Question

Photons of energy 1eV and 2.5eV successively illuminate a metal whose work function is 0.5eV. The ratio of the maximum speed of emitted electrons is…….
A. 1:2
B. 2:1
C. 3:1
D. 1:3

Answer 1

Hint: Define the photoelectric effect. Write Einstein's photoelectric equation. From this relation first, find the ratio of kinetic energies of both the electrons. Then using the formula of kinetic energy in terms of velocity, find out the ratio of emitted electrons.

Complete step-by-step answer:
Photoelectric effect:
When the light (photon) of sufficient energy hits the metal surface, electrons are emitted from the surface of the metal. This phenomenon is called the Photoelectric effect.
In this phenomenon, when light (photon) of sufficient energy hits a metal surface, some part of the energy is used to knock out the electron from its orbit and rest of the energy is gained by the electron which appears in the form of the kinetic energy.
The energy required to knock out the electron from its outermost orbit from the metal surface is known as the work function of that metal.
Thus, we have
Energy of photon = work function + kinetic energy
Let $ h\nu $ be the energy of the photon and $ \phi $ be the work function of the metal.
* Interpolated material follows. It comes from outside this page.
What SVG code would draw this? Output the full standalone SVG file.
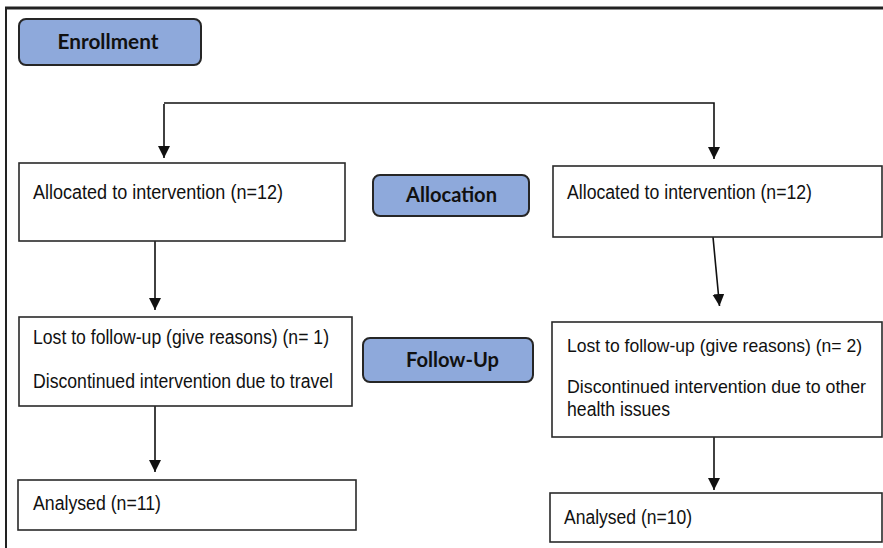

Then we have,
 $ h\nu =\phi +K.E. $
Thus,
 $ K.E.=h\nu -\phi $
Given, $ \phi =0.5eV $
For photon 1,
 $ h\nu =1eV $
Therefore,
 $ \begin{align}
 & K.E{{.}_{1}}=1eV-0.5eV \\
 & K.E{{.}_{1}}=0.5eV \\
\end{align} $

For photon 2,
 $ h\nu =2.5eV $
Therefore,
$\begin{align}
& K.E{{.}_{1}}=2.5eV-0.5eV \\
& K.E{{.}_{1}}=2eV \\
\end{align} $

Taking the ratio of these two kinetic energies,
 $ \dfrac{K.E{{.}_{1}}}{K.E{{.}_{1}}}=\dfrac{0.5}{2}=\dfrac{1}{4} $
Let $ {{v}_{1}} $ and $ {{v}_{2}} $ be the velocities of the electron when photon 1 and photon 2 are incident on the metal surface respectively.
Kinetic energy of the electron is given as
 $ K.E.=\dfrac{1}{2}m{{v}^{2}} $
Thus,
\[\dfrac{\dfrac{1}{2}m{{v}_{1}}^{2}}{\dfrac{1}{2}m{{v}_{2}}^{2}}=\dfrac{1}{4}\]
\[\begin{align}
 & \dfrac{{{v}_{1}}^{2}}{{{v}_{2}}^{2}}=\dfrac{1}{4} \\
 & \therefore \dfrac{{{v}_{1}}}{{{v}_{2}}}=\dfrac{1}{2} \\
\end{align}\]
Thus, the ratio of the maximum speed of the emitted electron is 1:2.
Answer- A. 1:2

Note: Note that if the energy of the photon is less than the work function of the metal then electrons are not emitted from the metal surface. The electrons emitted from the metal surface are called photoelectrons and these electrons are the valence electrons i.e. electrons in outermost orbit. The kinetic energy of the emitted photoelectron depends on the wavelength or frequency of the light, not on its intensity whereas the number of photoelectrons emitted depends upon the intensity of light.